You are viewing a plain text version of this content. The canonical link for it is here.
Posted to user@drill.apache.org by Ashu Pachauri <as...@gmail.com> on 2021/09/23 15:08:08 UTC
Very slow parquet write performance due to single threaded write
Hi,
I have been trying to load a medium sized csv file (22 million rows and 20
columns) into a parquet table using Drill's CTAS statement.
However, now matter what I try, the parquet writer in the query plan has
only one associated minor fragment and thus runs in a single thread. I
have tried a simple query with/without order by and with/without partition
by clauses without much success.
Is this a limitation of Drill that even in the presence of partition by
clause ( and absence of any order by), the writes in CTAS are single
threaded or I am missing something?
Thanks and Regards,
Ashu Pachauri
Re: Very slow parquet write performance due to single threaded write
Posted by Ted Dunning <td...@apache.org>.
Ashu,
Did you send this same message to a different list (possibly dev@drill?)?

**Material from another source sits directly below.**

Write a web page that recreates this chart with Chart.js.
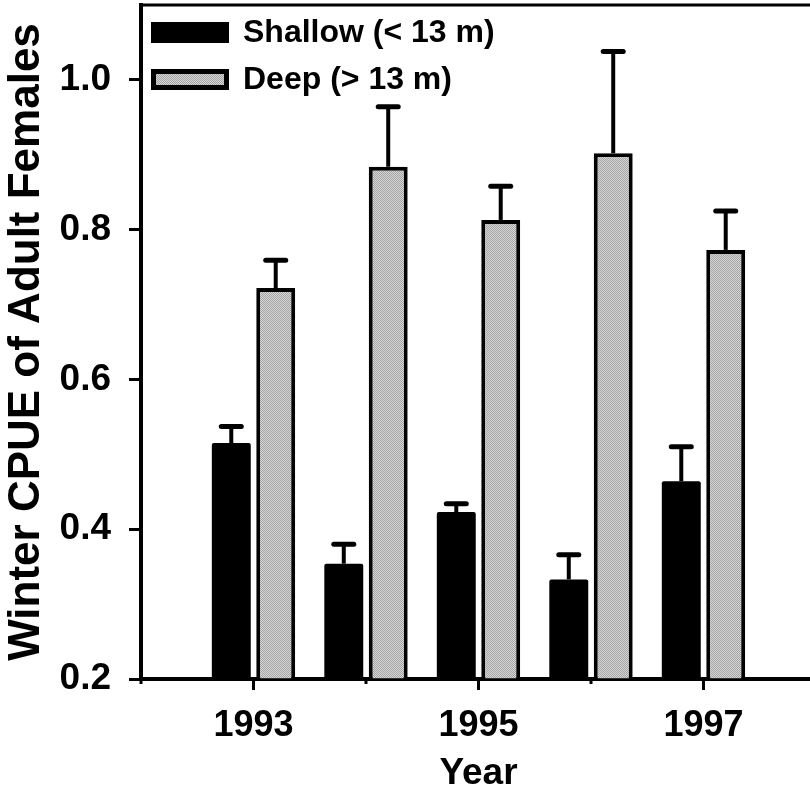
<!DOCTYPE html>
<html>
<head>
<meta charset="utf-8">
<script src="https://cdn.jsdelivr.net/npm/chart.js@4.4.1/dist/chart.umd.min.js"></script>
<style>
html, body { margin: 0; padding: 0; background: #fff; overflow: hidden; }
#wrap { width: 810px; height: 796px; overflow: hidden; }
canvas { display: block; }
</style>
</head>
<body>
<div id="wrap"><canvas id="cpue" width="816" height="796"></canvas></div>
<script>
// values
const years = [1993, 1994, 1995, 1996, 1997];
const shallow = [0.515, 0.354, 0.423, 0.333, 0.464];
const shallowSE = [0.022, 0.026, 0.011, 0.033, 0.046];
const deep = [0.722, 0.884, 0.813, 0.902, 0.773];
const deepSE = [0.037, 0.080, 0.045, 0.136, 0.052];
const yTicks = [0.2, 0.4, 0.6, 0.8, 1.0];
const xLabelYears = [1993, 1995, 1997];

const FONT = '"Liberation Sans", Arial, Helvetica, sans-serif';

function stipple(ctx) {
    var c = document.createElement('canvas');
    c.width = 4; c.height = 4;
    var g = c.getContext('2d');
    g.fillStyle = '#d6d6d6';
    g.fillRect(0, 0, 4, 4);
    g.fillStyle = '#a4a4a4';
    for (var i = 0; i < 4; i++)
        for (var j = 0; j < 4; j++)
            if ((i + j) % 2 == 0) g.fillRect(i, j, 1, 1);
    return ctx.createPattern(c, 'repeat');
}

// error bars on top of each bar
const errorBars = {
    id: 'errorBars',
    afterDatasetsDraw(chart) {
        const ctx = chart.ctx, y = chart.scales.y;
        chart.data.datasets.forEach(function(ds, di) {
            const meta = chart.getDatasetMeta(di);
            meta.data.forEach(function(bar, i) {
                const top = y.getPixelForValue(ds.data[i].y + ds.errors[i]);
                ctx.save();
                ctx.strokeStyle = '#000';
                ctx.lineWidth = 4;
                ctx.beginPath();
                ctx.moveTo(bar.x, bar.y);
                ctx.lineTo(bar.x, top);
                ctx.stroke();
                ctx.lineCap = 'round';
                ctx.lineWidth = 5;
                ctx.beginPath();
                ctx.moveTo(bar.x - 10, top);
                ctx.lineTo(bar.x + 10, top);
                ctx.stroke();
                ctx.restore();
            });
        });
    }
};

// long ticks at labelled years, short ones between
const yearTicks = {
    id: 'yearTicks',
    afterDraw(chart) {
        const ctx = chart.ctx, x = chart.scales.x, a = chart.chartArea;
        ctx.save();
        ctx.strokeStyle = '#000';
        ctx.lineWidth = 3;
        x.ticks.forEach(function(t) {
            const px = x.getPixelForValue(t.value);
            const len = xLabelYears.includes(t.value) ? 11 : 5;
            ctx.beginPath();
            ctx.moveTo(px, a.bottom);
            ctx.lineTo(px, a.bottom + len);
            ctx.stroke();
        });
        // frame top / right
        ctx.lineWidth = 3;
        ctx.beginPath();
        ctx.moveTo(a.left, a.top);
        ctx.lineTo(a.right - 1, a.top);
        ctx.lineTo(a.right - 1, a.bottom);
        ctx.stroke();
        ctx.restore();
    }
};

// legend inside the plot, top left
const boxLegend = {
    id: 'boxLegend',
    afterDraw(chart) {
        const ctx = chart.ctx, a = chart.chartArea;
        ctx.save();
        ctx.font = 'bold 32px ' + FONT;
        ctx.textBaseline = 'middle';
        chart.data.datasets.forEach(function(ds, i) {
            const bx = a.left + 10, by = a.top + 17 + i * 47, bw = 78, bh = 21;
            ctx.fillStyle = ds.backgroundColor;
            ctx.fillRect(bx, by, bw, bh);
            if (ds.borderWidth) {
                ctx.lineWidth = 5;
                ctx.strokeStyle = '#000';
                ctx.strokeRect(bx + 2.5, by + 2.5, bw - 5, bh - 5);
            }
            ctx.fillStyle = '#000';
            ctx.fillText(ds.label, bx + bw + 14, by + bh / 2 + 1);
        });
        ctx.restore();
    }
};

const canvas = document.getElementById('cpue');
const ctx = canvas.getContext('2d');

new Chart(ctx, {
    type: 'bar',
    data: {
        datasets: [{
            label: 'Shallow (< 13 m)',
            data: years.map((yr, i) => ({x: yr, y: shallow[i]})),
            errors: shallowSE,
            backgroundColor: '#000',
            borderWidth: 0,
            borderRadius: 2,
            base: 0.2
        },
        {
            label: 'Deep (> 13 m)',
            data: years.map((yr, i) => ({x: yr, y: deep[i]})),
            errors: deepSE,
            backgroundColor: stipple(ctx),
            borderColor: '#000',
            borderWidth: 4,
            base: 0.2
        }]
    },
    options: {
        responsive: false,
        animation: false,
        categoryPercentage: 0.79,
        barPercentage: 0.876,
        layout: { padding: { top: 5, left: 0, right: 0, bottom: 0 } },
        plugins: {
            legend: { display: false },
            tooltip: { enabled: false }
        },
        scales: {
            x: {
                type: 'linear',
                min: 1992,
                max: 1998,
                offset: false,
                ticks: {
                    stepSize: 1,
                    autoSkip: false,
                    maxRotation: 0,
                    padding: 15,
                    color: '#000',
                    font: { family: FONT, size: 36, weight: 'bold' },
                    callback: v => xLabelYears.includes(v) ? String(v) : ''
                },
                grid: { drawOnChartArea: false, offset: false, tickLength: 10, tickColor: 'rgba(0,0,0,0)' },
                border: { color: '#000', width: 4 },
                title: {
                    display: true,
                    text: 'Year',
                    color: '#000',
                    font: { family: FONT, size: 37, weight: 'bold' },
                    padding: { top: 0, bottom: 0 }
                },
                afterFit: s => { s.height = 117; s.paddingLeft = 0; s.paddingRight = 0; }
            },
            y: {
                min: 0.2,
                max: 1.1,
                afterBuildTicks: s => { s.ticks = yTicks.map(v => ({value: v})); },
                ticks: {
                    padding: 18,
                    color: '#000',
                    font: { family: FONT, size: 37, weight: 'bold' },
                    callback: v => v.toFixed(1)
                },
                grid: { drawOnChartArea: false, tickLength: 12, tickWidth: 3, tickColor: '#000' },
                border: { color: '#000', width: 4 },
                title: {
                    display: true,
                    text: 'Winter CPUE of Adult Females',
                    color: '#000',
                    font: { family: FONT, size: 44, weight: 'bold' },
                    padding: { top: 0, bottom: 6 }
                },
                afterFit: s => { s.width = 141; s.paddingTop = 0; s.paddingBottom = 0; }
            }
        }
    },
    plugins: [errorBars, yearTicks, boxLegend]
});
</script>
</body>
</html>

I remember answering it with some timing information, but see that you don't have an answer here.
On 2021/09/23 15:08:08, Ashu Pachauri <as...@gmail.com> wrote:
> Hi,
>
> I have been trying to load a medium sized csv file (22 million rows and 20
> columns) into a parquet table using Drill's CTAS statement.
>
> However, now matter what I try, the parquet writer in the query plan has
> only one associated minor fragment and thus runs in a single thread. I
> have tried a simple query with/without order by and with/without partition
> by clauses without much success.
>
> Is this a limitation of Drill that even in the presence of partition by
> clause ( and absence of any order by), the writes in CTAS are single
> threaded or I am missing something?
>
>
> Thanks and Regards,
> Ashu Pachauri
>